The G20 Leaders Summit is the most important gathering of leaders in Australia. It is a privilege for Australia to be hosting such a gathering of leaders, and it will put Australia within the world spotlight. To suggest that somehow law enforcement personnel should not have access to the powers provided for in the Queensland G20 legislation at a facility as important as Brisbane Airport is quite ludicrous. I hope that the Greens reconsider their position and join the government and opposition in sensibly supporting this legislation.
The G20 Leaders Summit will be a forum for conversations that will shape the course of the global economy in coming years. Hosting an event of this magnitude brings with it great responsibility. The Queensland government has enacted legislation to give police and other authorised persons the powers they will need during the G20 events in Queensland.

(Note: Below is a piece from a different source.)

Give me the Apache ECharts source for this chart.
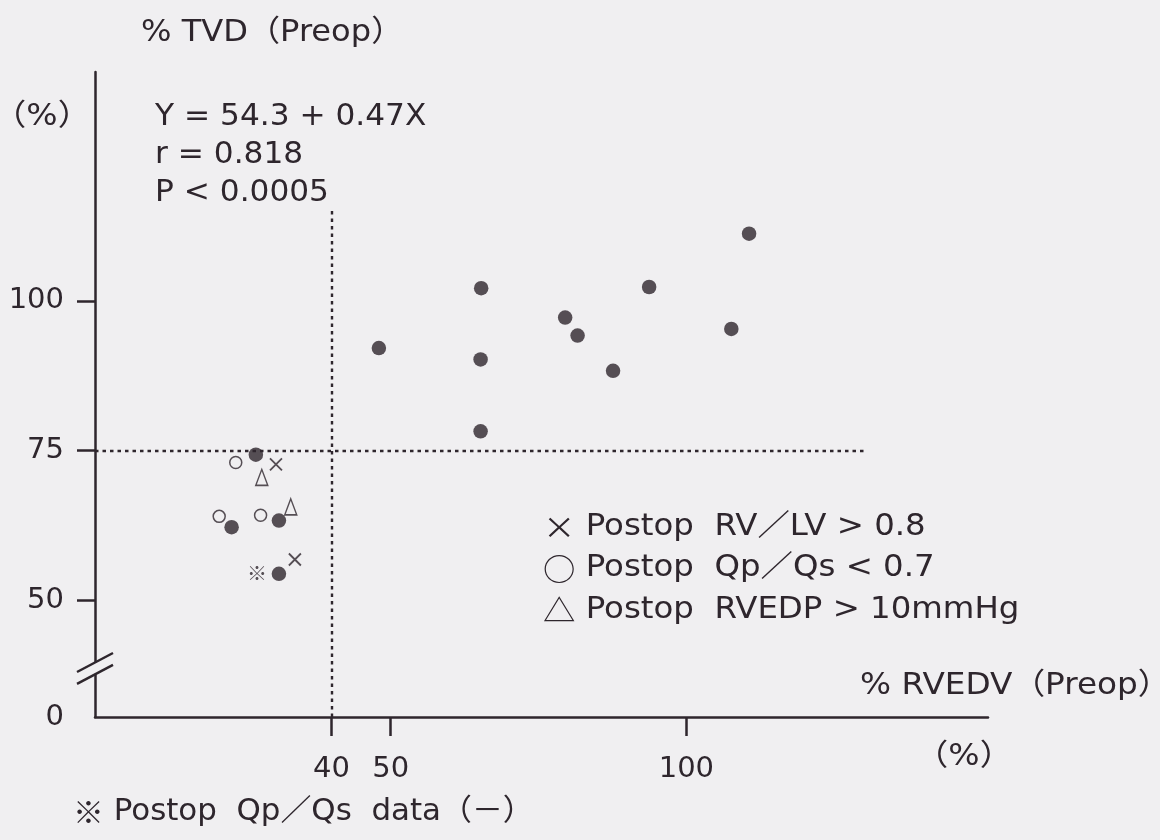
<!DOCTYPE html>
<html>
<head>
<meta charset="utf-8">
<script src="https://cdn.jsdelivr.net/npm/echarts@6/dist/echarts.min.js"></script>
<style>
  html, body { margin: 0; padding: 0; background: #f0eff1; }
  #chart { width: 1160px; height: 840px; }
</style>
</head>
<body>
<div id="chart"></div>
<script>
// Preoperative %RVEDV (x) against preoperative %TVD (y), both in percent.
const filledPts = [
  [48.0, 92.1], [65.3, 102.1], [65.2, 90.2], [65.2, 78.2], [79.5, 97.2],
  [81.6, 94.2], [87.6, 88.3], [93.7, 102.3], [110.6, 111.2], [107.6, 95.3],
  [27.2, 74.3], [23.1, 62.2], [31.1, 63.3], [31.1, 54.4]
];
const openCirclePts = [[23.8, 73.0], [21.0, 64.0], [28.0, 64.2]];   // Postop Qp/Qs < 0.7
const crossPts = [[30.6, 72.7], [33.8, 56.8]];                      // Postop RV/LV > 0.8
const trianglePts = [[28.2, 70.5], [33.1, 65.6]];                   // Postop RVEDP > 10mmHg
const noQpQsPts = [[27.4, 54.4]];                                   // no postop Qp/Qs data

const xTicks = [40, 50, 100];
const yTicks = [50, 75, 100];
const yFloorLabel = '0';

// dotted cut-off lines
const cutoffX = 40;
const cutoffY = 75;
const cutoffXTop = 115;
const cutoffYEnd = 130;

const regressionLines = ['Y = 54.3 + 0.47X', 'r = 0.818', 'P < 0.0005'];
const legendRows = [
  ['×', 'Postop  RV／LV > 0.8'],
  ['○', 'Postop  Qp／Qs < 0.7'],
  ['△', 'Postop  RVEDP > 10mmHg']
];
const footnote = ['※', 'Postop  Qp／Qs  data（－）'];
const yTitle = '% TVD（Preop）';
const yUnit = '（%）';
const xTitle = '% RVEDV（Preop）';
const xUnit = '（%）';

// axis extents (the y axis is broken below 50, its floor reads 0)
const X_MIN = 0, X_MAX = 151;
const Y_MIN = 30.5, Y_MAX = 138.2;

const INK = '#2e262d';
const BG = '#f0eff1';
const FONT = '"DejaVu Sans", "Noto Sans CJK JP", sans-serif';
const CJK = '"Noto Sans CJK JP", sans-serif';

const chart = echarts.init(document.getElementById('chart'), null, { renderer: 'canvas' });

// free-standing text, optionally widened a little to the typeset width
function textEl(text, x, y, size, align, sx) {
  return {
    type: 'text', x: x, y: y, z: 50, silent: true, scaleX: sx || 1,
    style: {
      text: text, fill: INK, align: align || 'left', verticalAlign: 'middle',
      font: size + 'px ' + FONT
    }
  };
}
function richRow(sym, text, x, y, size, sx) {
  return {
    type: 'text', x: x, y: y, z: 50, silent: true, scaleX: sx || 1,
    style: {
      text: '{s|' + sym + '} ' + text, fill: INK, align: 'left', verticalAlign: 'middle',
      font: size + 'px ' + FONT,
      rich: { s: { fontFamily: CJK, fontSize: size, fill: INK } }
    }
  };
}

const option = {
  backgroundColor: BG,
  animation: false,
  grid: { left: 95, top: 72, width: 893, height: 645, containLabel: false },
  xAxis: {
    type: 'value', min: X_MIN, max: X_MAX,
    splitLine: { show: false },
    axisLine: { show: true, onZero: false, lineStyle: { color: INK, width: 2.5 } },
    axisTick: { show: true, length: 19, customValues: xTicks, lineStyle: { color: INK, width: 2.5 } },
    axisLabel: {
      customValues: xTicks, margin: 38, fontSize: 29, fontFamily: FONT, color: INK
    }
  },
  yAxis: {
    type: 'value', min: Y_MIN, max: Y_MAX,
    splitLine: { show: false },
    axisLine: { show: true, onZero: false, lineStyle: { color: INK, width: 2.5 } },
    axisTick: { show: true, length: 18, customValues: yTicks, lineStyle: { color: INK, width: 2.5 } },
    axisLabel: {
      customValues: [Y_MIN].concat(yTicks), showMinLabel: true,
      formatter: function (v) { return Math.abs(v - Y_MIN) < 1e-6 ? yFloorLabel : String(v); },
      margin: 31, fontSize: 29, fontFamily: FONT, color: INK
    }
  },
  series: [
    {
      name: 'cutoffs', type: 'scatter', data: [], silent: true,
      markLine: {
        silent: true, symbol: 'none', animation: false,
        label: { show: false },
        lineStyle: { color: INK, width: 2.4, type: [3.5, 4] },
        emphasis: { disabled: true },
        data: [
          [{ coord: [X_MIN, cutoffY] }, { coord: [cutoffYEnd, cutoffY] }],
          [{ coord: [cutoffX, Y_MIN] }, { coord: [cutoffX, cutoffXTop] }]
        ]
      }
    },
    {
      name: 'all', type: 'scatter', data: filledPts, symbol: 'circle', symbolSize: 14.5,
      itemStyle: { color: INK }, z: 5
    },
    {
      name: 'Qp/Qs < 0.7', type: 'scatter', data: openCirclePts, symbol: 'circle', symbolSize: 12,
      itemStyle: { color: 'rgba(0,0,0,0)', borderColor: INK, borderWidth: 1.5 }, z: 4
    },
    {
      name: 'RV/LV > 0.8', type: 'scatter', data: crossPts,
      symbol: 'path://M0,0L12,12M12,0L0,12', symbolSize: 12,
      itemStyle: { color: 'rgba(0,0,0,0)', borderColor: INK, borderWidth: 1.8 }, z: 4
    },
    {
      name: 'RVEDP > 10mmHg', type: 'scatter', data: trianglePts,
      symbol: 'triangle', symbolSize: [12, 16],
      itemStyle: { color: 'rgba(0,0,0,0)', borderColor: INK, borderWidth: 1.5 }, z: 4
    },
    {
      name: 'no Qp/Qs', type: 'scatter', data: noQpQsPts, symbol: 'circle', symbolSize: 1,
      itemStyle: { color: 'rgba(0,0,0,0)' },
      label: {
        show: true, position: 'inside', formatter: footnote[0],
        fontSize: 20, fontFamily: CJK, color: INK
      }, z: 4
    }
  ]
};
chart.setOption(option);

// broken-axis mark on the y axis and free-standing texts
const gUp = chart.convertToPixel({ gridIndex: 0 }, [X_MIN, 39.6]);
const gLo = chart.convertToPixel({ gridIndex: 0 }, [X_MIN, 37.6]);
const slash = (c) => ({
  type: 'line', z: 60, silent: true,
  shape: { x1: c[0] - 18, y1: c[1] + 9.5, x2: c[0] + 18, y2: c[1] - 9.5 },
  style: { stroke: INK, lineWidth: 2.5 }
});

const graphics = [
  { type: 'rect', z: 55, silent: true,
    shape: { x: gUp[0] - 4, y: gUp[1], width: 8, height: gLo[1] - gUp[1] },
    style: { fill: BG } },
  slash(gUp), slash(gLo),
  textEl(yTitle, 141, 33, 30, 'left', 1.07),
  textEl(yUnit, 42, 117, 30, 'center', 1.1),
  textEl(xTitle, 860, 686, 30, 'left', 1.09),
  textEl(xUnit, 964, 757, 30, 'center', 1.1)
];
regressionLines.forEach((t, i) => graphics.push(textEl(t, 155, 117 + i * 38, 30, 'left', 1.04)));
legendRows.forEach((r, i) => graphics.push(richRow(r[0], r[1], 543, 527 + i * 41.5, 30, 1.08)));
graphics.push(richRow(footnote[0], footnote[1], 73, 812, 30, 1.03));

chart.setOption({ graphic: graphics });
</script>
</body>
</html>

Those powers are necessary and proportionate to the important task of ensuring the safety and security of our distinguished guests and of course to also protect the public. The bill will ensure that those powers are clear and unambiguous when it comes to Commonwealth places. It will clarify the interaction between Queensland G20 legislation and Commonwealth aviation legislation, which will both apply at Brisbane airport during the G20 Leaders Summit. Brisbane Airport will be the key gateway for our guests as they arrive and depart for the G20 summit. Security arrangements for the event and, in particular, at Brisbane Airport, are paramount. The government is taking all necessary steps to maximise the effectiveness of these security arrangements, and our law enforcement and security agencies stand ready to meet this challenge.
It is vitally important when we are hosting an event of the magnitude of the G20, which will see the world's most powerful people be hosted in Australia, that we provide appropriate security arrangements to guarantee not only the governments that are sending their heads of government to Australia but also the Australian public and the Queensland public that the Australian government and the Queensland government are going to be working in parallel to ensure the safety of the event. It is a very important event for Australia. Held in November this year, it will be a significant event in our national life. I therefore commend this bill to the House as a sensible measure to ensure that the safety and security of this event will proceed without any undue problems.
Question agreed to.
Bill read a second time.
Ordered that this bill be reported to the House without amendment.